Tailors of Bombay

A Fine Balance, Rohinton Mistry, 1995

A Fine Balance

This novel by Bombay born Parsi Mistry won the Giller Prize, the Royal Society of Literature’s Winfried Holtby Prize, and the 1996 Los Angeles Times Award for fiction. Set in India during 1975-76 the time of Indira Gandhi’s massive corruption after she defied a court order to resign as prime minister by declaring a state of emergency. The daughter of Jawaharlal Nehru Indira Gandhi and her son Sanjay Gandhi led India into its worst period threatening the very roots of democracy.

In this novel two untouchables of a sub caste condemned to leather tanning learn tailoring to escape their fate. When the local village tailor is forced out of business by mass-produced clothing, the tailors an uncle and nephew travel to Bombay to seek employment. They are hired by a Parsi widow determined to maintain an independent life by subcontracting to a woman selling designer women’s dresses for export.

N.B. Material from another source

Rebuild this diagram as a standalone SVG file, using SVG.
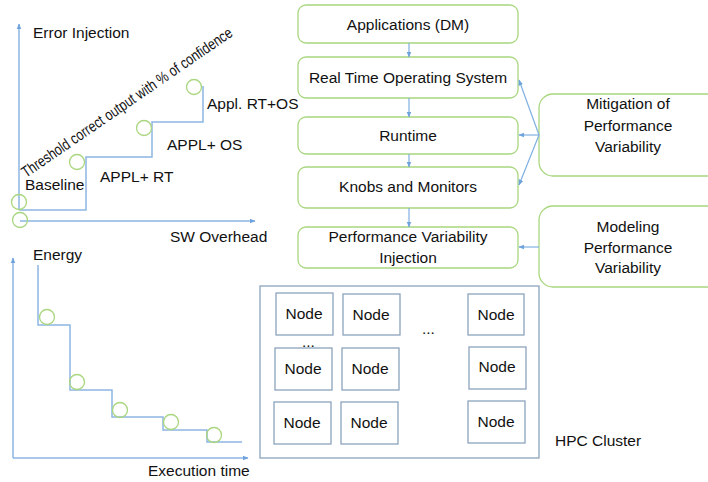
<svg xmlns="http://www.w3.org/2000/svg" width="708" height="482" viewBox="0 0 708 482">
<defs>
<marker id="ah" viewBox="0 0 10 10" refX="9" refY="5" markerWidth="6" markerHeight="6" orient="auto-start-reverse" markerUnits="userSpaceOnUse">
<path d="M0,1 L10,5 L0,9 z" fill="#6fa3dc"/>
</marker>
<style>
text{font-family:"Liberation Sans",Arial,sans-serif;font-size:15.5px;fill:#111;}
.c{text-anchor:middle;}
.ln{fill:none;stroke:#8db6e2;stroke-width:1.5;}
.ax{fill:none;stroke:#8db6e2;stroke-width:1.5;}
.cir{fill:none;stroke:#a9d67f;stroke-width:1.3;}
.box{fill:#fff;stroke:#a9d67f;stroke-width:1.3;}
.nd{fill:#fff;stroke:#8da4bd;stroke-width:1.3;}
.cl{fill:#fff;stroke:#8da4bd;stroke-width:1.3;}
.ar{fill:none;stroke:#7fb0e2;stroke-width:1.2;}
</style>
</defs>
<rect width="708" height="482" fill="#fff"/>

<g id="chart-error">
<line class="ax" x1="19" y1="210" x2="19" y2="24" marker-end="url(#ah)"/>
<line class="ax" x1="20" y1="221" x2="255" y2="221" marker-end="url(#ah)"/>
<polyline class="ln" points="19,210 86,210 86,157 152,157 152,122 203,122 203,86"/>
<circle class="cir" cx="19" cy="202" r="7.5"/>
<circle class="cir" cx="20" cy="220" r="7.5"/>
<circle class="cir" cx="77" cy="162" r="7.5"/>
<circle class="cir" cx="144" cy="128" r="7.5"/>
<circle class="cir" cx="194" cy="87" r="7.5"/>
<text x="33" y="38">Error Injection</text>
<text x="25" y="190">Baseline</text>
<text x="100" y="182">APPL+ RT</text>
<text x="167" y="150">APPL+ OS</text>
<text x="207" y="109">Appl. RT+OS</text>
<text x="170" y="242">SW Overhead</text>
<text x="0" y="0" font-size="12.5" textLength="252" lengthAdjust="spacingAndGlyphs" transform="translate(26,178) rotate(-34.5)">Threshold correct output with % of confidence</text>
</g>

<g id="chart-energy">
<line class="ax" x1="13" y1="458" x2="13" y2="258" marker-end="url(#ah)"/>
<line class="ax" x1="13" y1="458" x2="248" y2="458" marker-end="url(#ah)"/>
<polyline class="ln" points="38,265 38,325 70,325 70,390 112,390 112,417 163,417 163,430 207,430 207,442 242,442"/>
<circle class="cir" cx="47" cy="317" r="7.5"/>
<circle class="cir" cx="77" cy="382" r="7.5"/>
<circle class="cir" cx="120" cy="410" r="7.5"/>
<circle class="cir" cx="171" cy="422" r="7.5"/>
<circle class="cir" cx="214" cy="435" r="7.5"/>
<text x="33" y="260">Energy</text>
<text x="148" y="476">Execution time</text>
</g>

<g id="n-apps"><rect class="box" x="298" y="5" width="220" height="38" rx="8"/><text class="c" x="408" y="30">Applications (DM)</text></g>
<g id="n-rtos"><rect class="box" x="298" y="57" width="220" height="41" rx="8"/><text class="c" x="408" y="83">Real Time Operating System</text></g>
<g id="n-runtime"><rect class="box" x="298" y="117" width="220" height="37" rx="8"/><text class="c" x="408" y="141">Runtime</text></g>
<g id="n-knobs"><rect class="box" x="298" y="167" width="220" height="41" rx="8"/><text class="c" x="408" y="192">Knobs and Monitors</text></g>
<g id="n-pvi"><rect class="box" x="298" y="227" width="220" height="41" rx="8"/><text class="c" x="408" y="242">Performance Variability</text><text class="c" x="408" y="263">Injection</text></g>
<g id="n-mitigation"><rect class="box" x="539" y="94" width="185" height="82" rx="14"/><text class="c" x="628" y="109">Mitigation of</text><text class="c" x="628" y="131">Performance</text><text class="c" x="628" y="152">Variability</text></g>
<g id="n-modeling"><rect class="box" x="539" y="206" width="185" height="81" rx="14"/><text class="c" x="628" y="232">Modeling</text><text class="c" x="628" y="253">Performance</text><text class="c" x="628" y="273">Variability</text></g>

<g id="n-cluster">
<rect class="cl" x="260" y="286" width="279" height="172"/>
<text x="555" y="446">HPC Cluster</text>
<text x="422" y="334" font-size="13">...</text>
<text x="302" y="347" font-size="13">...</text>
</g>
<g id="node-1"><rect class="nd" x="276" y="293" width="57" height="42"/><text class="c" x="304" y="319">Node</text></g>
<g id="node-2"><rect class="nd" x="343" y="294" width="57" height="41"/><text class="c" x="371" y="320">Node</text></g>
<g id="node-3"><rect class="nd" x="468" y="294" width="56" height="41"/><text class="c" x="496" y="320">Node</text></g>
<g id="node-4"><rect class="nd" x="275" y="348" width="57" height="42"/><text class="c" x="303" y="374">Node</text></g>
<g id="node-5"><rect class="nd" x="342" y="348" width="57" height="42"/><text class="c" x="370" y="374">Node</text></g>
<g id="node-6"><rect class="nd" x="469" y="347" width="57" height="42"/><text class="c" x="497" y="372">Node</text></g>
<g id="node-7"><rect class="nd" x="274" y="402" width="57" height="42"/><text class="c" x="302" y="428">Node</text></g>
<g id="node-8"><rect class="nd" x="341" y="402" width="57" height="42"/><text class="c" x="369" y="428">Node</text></g>
<g id="node-9"><rect class="nd" x="468" y="401" width="57" height="42"/><text class="c" x="496" y="427">Node</text></g>

<g id="connectors">
<line class="ar" x1="409" y1="43" x2="409" y2="57" marker-end="url(#ah)"/>
<line class="ar" x1="409" y1="98" x2="409" y2="117" marker-end="url(#ah)"/>
<line class="ar" x1="409" y1="154" x2="409" y2="167" marker-end="url(#ah)"/>
<line class="ar" x1="409" y1="208" x2="409" y2="227" marker-end="url(#ah)"/>
<line class="ar" x1="539" y1="135" x2="519" y2="80" marker-end="url(#ah)"/>
<line class="ar" x1="539" y1="135" x2="519" y2="135" marker-end="url(#ah)"/>
<line class="ar" x1="539" y1="135" x2="519" y2="185" marker-end="url(#ah)"/>
<line class="ar" x1="539" y1="247" x2="519" y2="247" marker-end="url(#ah)"/>
</g>
</svg>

The tailors rent sewing machines and move into a shantytown. Thugs recruiting slave workers for a pit mine abduct them. They escape. Greedy developers working with corrupt politicians destroy their shantytown. They help a beggar who turns out to be the king of beggars and he offers to protect, in return for money, the Parsi widow from her greedy landlord, who is trying to evict her. The nephew saves for a bride but when he returns to his village to arrange a marriage, he is abducted and forcibly sterilized under a population limit program gone horribly out of control with financial incentives, bribery, and quotas.

Rohinton Mistry ROHINTON MISTRY

Overall a very sad book, perhaps the best novel depicting life for the powerless during this dark period of recent Indian history. Mistry, a marvelous storyteller, now lives in Canada. When he flies, he says he is always targeted for interrogation by security.